Only a number is required: how many lines of the material contain the word "image"?

— Provided material —
━━━━━━
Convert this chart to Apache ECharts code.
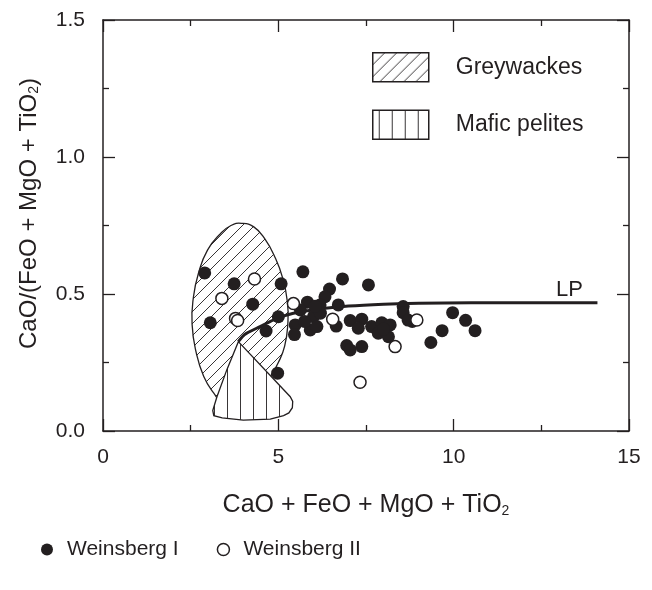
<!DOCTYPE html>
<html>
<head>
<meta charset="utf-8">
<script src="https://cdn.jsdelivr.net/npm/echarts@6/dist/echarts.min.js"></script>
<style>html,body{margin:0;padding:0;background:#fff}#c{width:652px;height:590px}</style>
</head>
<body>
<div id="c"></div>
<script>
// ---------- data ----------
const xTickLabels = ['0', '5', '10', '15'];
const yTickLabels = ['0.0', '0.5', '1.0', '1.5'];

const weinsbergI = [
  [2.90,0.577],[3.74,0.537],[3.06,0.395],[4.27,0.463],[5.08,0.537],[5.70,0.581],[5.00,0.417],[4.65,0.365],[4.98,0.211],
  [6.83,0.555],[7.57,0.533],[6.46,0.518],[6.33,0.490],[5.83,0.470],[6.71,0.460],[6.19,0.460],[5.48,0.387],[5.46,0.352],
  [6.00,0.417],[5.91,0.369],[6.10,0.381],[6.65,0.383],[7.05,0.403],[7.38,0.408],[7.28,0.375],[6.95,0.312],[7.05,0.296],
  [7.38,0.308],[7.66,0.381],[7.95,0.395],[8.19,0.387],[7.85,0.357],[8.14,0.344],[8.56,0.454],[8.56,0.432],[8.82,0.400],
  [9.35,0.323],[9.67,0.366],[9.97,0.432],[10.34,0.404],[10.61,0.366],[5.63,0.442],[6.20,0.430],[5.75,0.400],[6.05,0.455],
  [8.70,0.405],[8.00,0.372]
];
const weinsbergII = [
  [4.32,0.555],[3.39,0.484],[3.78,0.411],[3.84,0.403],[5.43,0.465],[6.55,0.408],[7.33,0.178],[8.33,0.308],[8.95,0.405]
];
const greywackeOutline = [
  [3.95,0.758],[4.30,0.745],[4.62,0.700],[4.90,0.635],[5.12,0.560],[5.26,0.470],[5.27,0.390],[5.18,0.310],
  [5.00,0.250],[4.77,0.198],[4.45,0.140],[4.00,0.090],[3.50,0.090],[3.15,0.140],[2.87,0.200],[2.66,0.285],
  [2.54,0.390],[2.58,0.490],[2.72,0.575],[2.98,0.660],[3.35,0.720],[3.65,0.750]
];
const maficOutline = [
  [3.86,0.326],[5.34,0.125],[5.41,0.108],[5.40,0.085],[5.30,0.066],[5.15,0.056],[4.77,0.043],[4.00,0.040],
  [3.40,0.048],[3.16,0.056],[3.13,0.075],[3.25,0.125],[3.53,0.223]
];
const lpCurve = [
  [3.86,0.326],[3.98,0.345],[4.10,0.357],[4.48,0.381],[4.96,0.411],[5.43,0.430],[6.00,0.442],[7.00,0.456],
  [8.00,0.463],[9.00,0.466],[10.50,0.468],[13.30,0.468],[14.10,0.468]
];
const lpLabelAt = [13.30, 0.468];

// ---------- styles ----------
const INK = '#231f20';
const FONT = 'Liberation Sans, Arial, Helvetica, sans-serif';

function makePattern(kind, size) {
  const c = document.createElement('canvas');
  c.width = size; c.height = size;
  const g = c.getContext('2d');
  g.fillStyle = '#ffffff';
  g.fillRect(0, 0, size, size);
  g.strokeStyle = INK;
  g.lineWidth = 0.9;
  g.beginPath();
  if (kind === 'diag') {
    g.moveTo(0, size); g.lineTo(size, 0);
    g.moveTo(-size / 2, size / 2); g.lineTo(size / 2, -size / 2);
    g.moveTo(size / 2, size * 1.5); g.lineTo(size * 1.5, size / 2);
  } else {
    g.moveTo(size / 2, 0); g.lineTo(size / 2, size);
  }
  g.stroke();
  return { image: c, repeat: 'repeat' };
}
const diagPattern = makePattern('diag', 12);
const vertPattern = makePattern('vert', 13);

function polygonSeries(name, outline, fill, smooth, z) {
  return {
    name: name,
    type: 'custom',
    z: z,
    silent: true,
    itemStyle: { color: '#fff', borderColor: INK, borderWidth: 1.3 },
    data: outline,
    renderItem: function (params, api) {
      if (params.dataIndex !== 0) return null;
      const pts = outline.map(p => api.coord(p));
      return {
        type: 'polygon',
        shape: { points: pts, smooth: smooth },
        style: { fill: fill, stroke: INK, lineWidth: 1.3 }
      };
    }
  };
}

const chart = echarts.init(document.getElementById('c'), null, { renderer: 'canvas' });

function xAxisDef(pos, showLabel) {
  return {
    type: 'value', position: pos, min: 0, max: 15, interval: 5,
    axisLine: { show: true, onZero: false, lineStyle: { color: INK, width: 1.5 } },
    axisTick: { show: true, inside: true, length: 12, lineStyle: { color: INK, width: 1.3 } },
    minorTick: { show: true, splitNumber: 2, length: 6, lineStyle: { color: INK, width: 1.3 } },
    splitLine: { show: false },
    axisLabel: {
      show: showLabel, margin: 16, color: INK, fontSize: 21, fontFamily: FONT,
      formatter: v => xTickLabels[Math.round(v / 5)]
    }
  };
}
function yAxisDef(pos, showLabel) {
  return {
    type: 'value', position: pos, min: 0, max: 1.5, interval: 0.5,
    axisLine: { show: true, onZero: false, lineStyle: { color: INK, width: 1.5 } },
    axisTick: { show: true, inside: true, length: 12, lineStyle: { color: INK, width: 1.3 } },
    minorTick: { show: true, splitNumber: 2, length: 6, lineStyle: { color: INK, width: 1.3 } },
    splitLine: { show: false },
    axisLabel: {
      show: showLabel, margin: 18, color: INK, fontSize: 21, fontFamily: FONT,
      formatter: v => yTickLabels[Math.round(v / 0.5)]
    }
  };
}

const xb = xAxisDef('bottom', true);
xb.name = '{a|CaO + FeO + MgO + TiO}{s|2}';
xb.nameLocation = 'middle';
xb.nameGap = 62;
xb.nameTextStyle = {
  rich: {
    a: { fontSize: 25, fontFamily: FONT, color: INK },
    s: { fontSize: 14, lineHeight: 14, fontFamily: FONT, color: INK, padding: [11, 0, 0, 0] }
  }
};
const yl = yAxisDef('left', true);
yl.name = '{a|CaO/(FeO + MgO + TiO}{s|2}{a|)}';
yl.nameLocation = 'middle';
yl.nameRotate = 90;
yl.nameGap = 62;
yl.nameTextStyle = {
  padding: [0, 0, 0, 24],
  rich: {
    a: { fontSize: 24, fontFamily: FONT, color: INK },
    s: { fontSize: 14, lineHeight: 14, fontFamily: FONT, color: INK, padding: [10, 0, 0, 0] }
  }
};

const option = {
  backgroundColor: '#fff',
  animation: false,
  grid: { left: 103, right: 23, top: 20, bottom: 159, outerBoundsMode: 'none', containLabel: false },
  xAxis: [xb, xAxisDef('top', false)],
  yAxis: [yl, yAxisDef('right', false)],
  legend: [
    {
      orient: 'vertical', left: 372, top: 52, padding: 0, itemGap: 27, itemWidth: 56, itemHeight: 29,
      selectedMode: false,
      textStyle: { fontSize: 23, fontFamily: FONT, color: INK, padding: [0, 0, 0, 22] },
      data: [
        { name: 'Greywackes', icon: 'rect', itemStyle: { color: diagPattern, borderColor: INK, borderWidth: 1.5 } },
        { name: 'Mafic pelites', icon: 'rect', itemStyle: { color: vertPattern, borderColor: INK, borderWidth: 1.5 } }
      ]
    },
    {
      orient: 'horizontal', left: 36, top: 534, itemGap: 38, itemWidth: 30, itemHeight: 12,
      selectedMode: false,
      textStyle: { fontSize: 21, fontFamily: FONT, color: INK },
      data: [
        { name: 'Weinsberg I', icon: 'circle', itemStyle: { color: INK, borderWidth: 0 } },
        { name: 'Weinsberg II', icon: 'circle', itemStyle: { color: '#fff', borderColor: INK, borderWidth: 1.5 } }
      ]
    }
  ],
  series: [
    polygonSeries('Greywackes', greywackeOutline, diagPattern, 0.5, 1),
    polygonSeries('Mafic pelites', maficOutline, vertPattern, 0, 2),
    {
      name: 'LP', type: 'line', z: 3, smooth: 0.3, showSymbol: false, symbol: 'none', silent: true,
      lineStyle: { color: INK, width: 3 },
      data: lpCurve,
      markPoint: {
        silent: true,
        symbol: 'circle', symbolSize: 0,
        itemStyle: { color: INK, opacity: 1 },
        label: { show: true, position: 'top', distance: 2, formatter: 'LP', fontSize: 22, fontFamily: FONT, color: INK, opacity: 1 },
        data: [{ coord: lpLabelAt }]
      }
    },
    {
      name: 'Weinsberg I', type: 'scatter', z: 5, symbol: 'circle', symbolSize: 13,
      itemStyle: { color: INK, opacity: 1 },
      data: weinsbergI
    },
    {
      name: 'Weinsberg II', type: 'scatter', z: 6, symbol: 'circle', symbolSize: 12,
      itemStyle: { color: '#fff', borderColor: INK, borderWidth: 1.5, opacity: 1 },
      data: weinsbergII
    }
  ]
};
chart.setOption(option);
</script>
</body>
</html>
━━━━━━
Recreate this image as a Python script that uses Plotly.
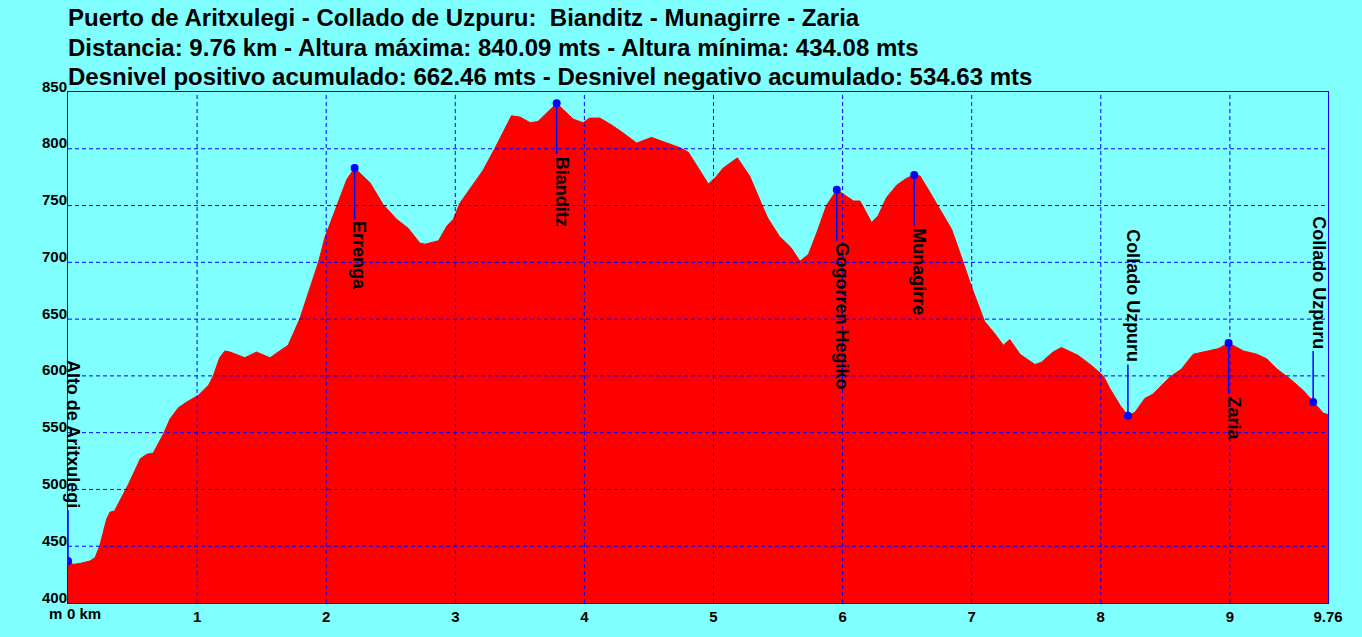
━━━━━━
— Exercise output —
2